■ **TASK DIRECTIONS**
Restate the listing below word for word, omitting any images.

===== DATA

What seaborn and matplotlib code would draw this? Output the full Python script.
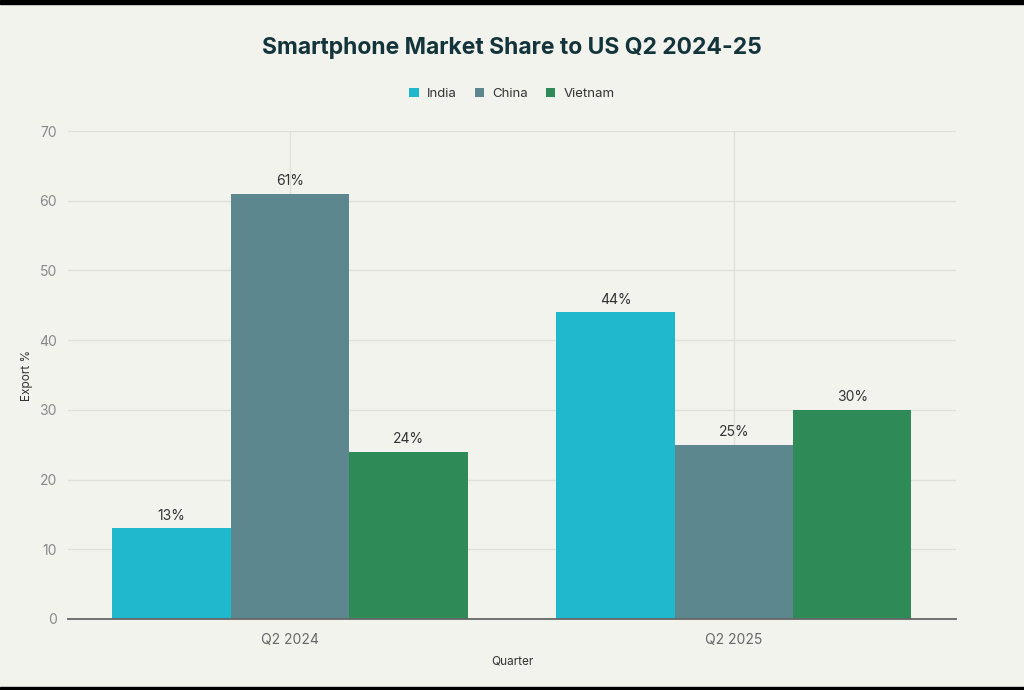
import pandas as pd
import matplotlib.pyplot as plt
import seaborn as sns

# Dados
trimestres = ["Q2 2024", "Q2 2025"]
paises = ["India", "China", "Vietnam"]
india = [13, 44]
china = [61, 25]
vietnam = [24, 30]

cores = {"India": "#1FB8CD", "China": "#5D878F", "Vietnam": "#2E8B57"}
fundo = "#F3F3EE"

df = pd.DataFrame({
    "Quarter": trimestres * 3,
    "Country": ["India"] * 2 + ["China"] * 2 + ["Vietnam"] * 2,
    "Export": india + china + vietnam,
})

sns.set_style("white")
plt.rcParams['font.family'] = ['Inter', 'DejaVu Sans']

fig = plt.figure(figsize=(10.24, 6.9), dpi=100, facecolor=fundo)
ax = fig.add_axes([0.0664, 0.1029, 0.867, 0.7072])
ax.set_facecolor(fundo)

sns.barplot(data=df, x="Quarter", y="Export", hue="Country", hue_order=paises,
            palette=cores, width=0.8, saturation=1, linewidth=0, ax=ax, zorder=3)

# Rótulos acima das barras
for cont in ax.containers:
    ax.bar_label(cont, labels=[f"{v:.0f}%" for v in cont.datavalues],
                 padding=4, fontsize=10, color="#333333")

ax.set_ylim(0, 70)
ax.set_xlim(-0.5, 1.5)
ax.set_yticks(range(0, 71, 10))
ax.grid(True, axis="both", color="#E0E0DA", linewidth=1, zorder=0)
ax.set_axisbelow(True)

for s in ["top", "right", "left"]:
    ax.spines[s].set_visible(False)
ax.spines["bottom"].set_color("#666666")
ax.spines["bottom"].set_linewidth(1.3)
ax.spines["bottom"].set_zorder(4)

ax.tick_params(axis="y", length=4, color="#D8D8D2", labelsize=10, labelcolor="#888888", pad=4)
ax.tick_params(axis="x", length=4, color="#D8D8D2", labelsize=10, labelcolor="#666666", pad=6)

ax.set_xlabel("Quarter", fontsize=8.5, color="#333333", labelpad=6)
ax.set_ylabel("Export %", fontsize=8.5, color="#333333", labelpad=4)

leg = ax.legend(loc="upper center", bbox_to_anchor=(0.5, 1.113), ncol=3,
                frameon=False, fontsize=9.5, handlelength=0.7, handleheight=0.7,
                handletextpad=0.6, columnspacing=1.4)
for t in leg.get_texts():
    t.set_color("#333333")

fig.text(0.5, 0.930, "Smartphone Market Share to US Q2 2024-25", ha="center",
         va="center", fontsize=16.5, fontweight="bold", color="#13343B")

# Bordas pretas do print original
fig.patches.append(plt.Rectangle((0, 0.994), 1, 0.006, transform=fig.transFigure,
                                 color="black", zorder=10))
fig.patches.append(plt.Rectangle((0, 0), 1, 0.005, transform=fig.transFigure,
                                 color="black", zorder=10))

fig.savefig("out.png", dpi=100, facecolor=fundo)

==========

■ **ANSWER TO THIS EXERCISE**
What seaborn and matplotlib code would draw this? Output the full Python script.
import pandas as pd
import matplotlib.pyplot as plt
import seaborn as sns

# Dados
trimestres = ["Q2 2024", "Q2 2025"]
paises = ["India", "China", "Vietnam"]
india = [13, 44]
china = [61, 25]
vietnam = [24, 30]

cores = {"India": "#1FB8CD", "China": "#5D878F", "Vietnam": "#2E8B57"}
fundo = "#F3F3EE"

df = pd.DataFrame({
    "Quarter": trimestres * 3,
    "Country": ["India"] * 2 + ["China"] * 2 + ["Vietnam"] * 2,
    "Export": india + china + vietnam,
})

sns.set_style("white")
plt.rcParams['font.family'] = ['Inter', 'DejaVu Sans']

fig = plt.figure(figsize=(10.24, 6.9), dpi=100, facecolor=fundo)
ax = fig.add_axes([0.0664, 0.1029, 0.867, 0.7072])
ax.set_facecolor(fundo)

sns.barplot(data=df, x="Quarter", y="Export", hue="Country", hue_order=paises,
            palette=cores, width=0.8, saturation=1, linewidth=0, ax=ax, zorder=3)

# Rótulos acima das barras
for cont in ax.containers:
    ax.bar_label(cont, labels=[f"{v:.0f}%" for v in cont.datavalues],
                 padding=4, fontsize=10, color="#333333")

ax.set_ylim(0, 70)
ax.set_xlim(-0.5, 1.5)
ax.set_yticks(range(0, 71, 10))
ax.grid(True, axis="both", color="#E0E0DA", linewidth=1, zorder=0)
ax.set_axisbelow(True)

for s in ["top", "right", "left"]:
    ax.spines[s].set_visible(False)
ax.spines["bottom"].set_color("#666666")
ax.spines["bottom"].set_linewidth(1.3)
ax.spines["bottom"].set_zorder(4)

ax.tick_params(axis="y", length=4, color="#D8D8D2", labelsize=10, labelcolor="#888888", pad=4)
ax.tick_params(axis="x", length=4, color="#D8D8D2", labelsize=10, labelcolor="#666666", pad=6)

ax.set_xlabel("Quarter", fontsize=8.5, color="#333333", labelpad=6)
ax.set_ylabel("Export %", fontsize=8.5, color="#333333", labelpad=4)

leg = ax.legend(loc="upper center", bbox_to_anchor=(0.5, 1.113), ncol=3,
                frameon=False, fontsize=9.5, handlelength=0.7, handleheight=0.7,
                handletextpad=0.6, columnspacing=1.4)
for t in leg.get_texts():
    t.set_color("#333333")

fig.text(0.5, 0.930, "Smartphone Market Share to US Q2 2024-25", ha="center",
         va="center", fontsize=16.5, fontweight="bold", color="#13343B")

# Bordas pretas do print original
fig.patches.append(plt.Rectangle((0, 0.994), 1, 0.006, transform=fig.transFigure,
                                 color="black", zorder=10))
fig.patches.append(plt.Rectangle((0, 0), 1, 0.005, transform=fig.transFigure,
                                 color="black", zorder=10))

fig.savefig("out.png", dpi=100, facecolor=fundo)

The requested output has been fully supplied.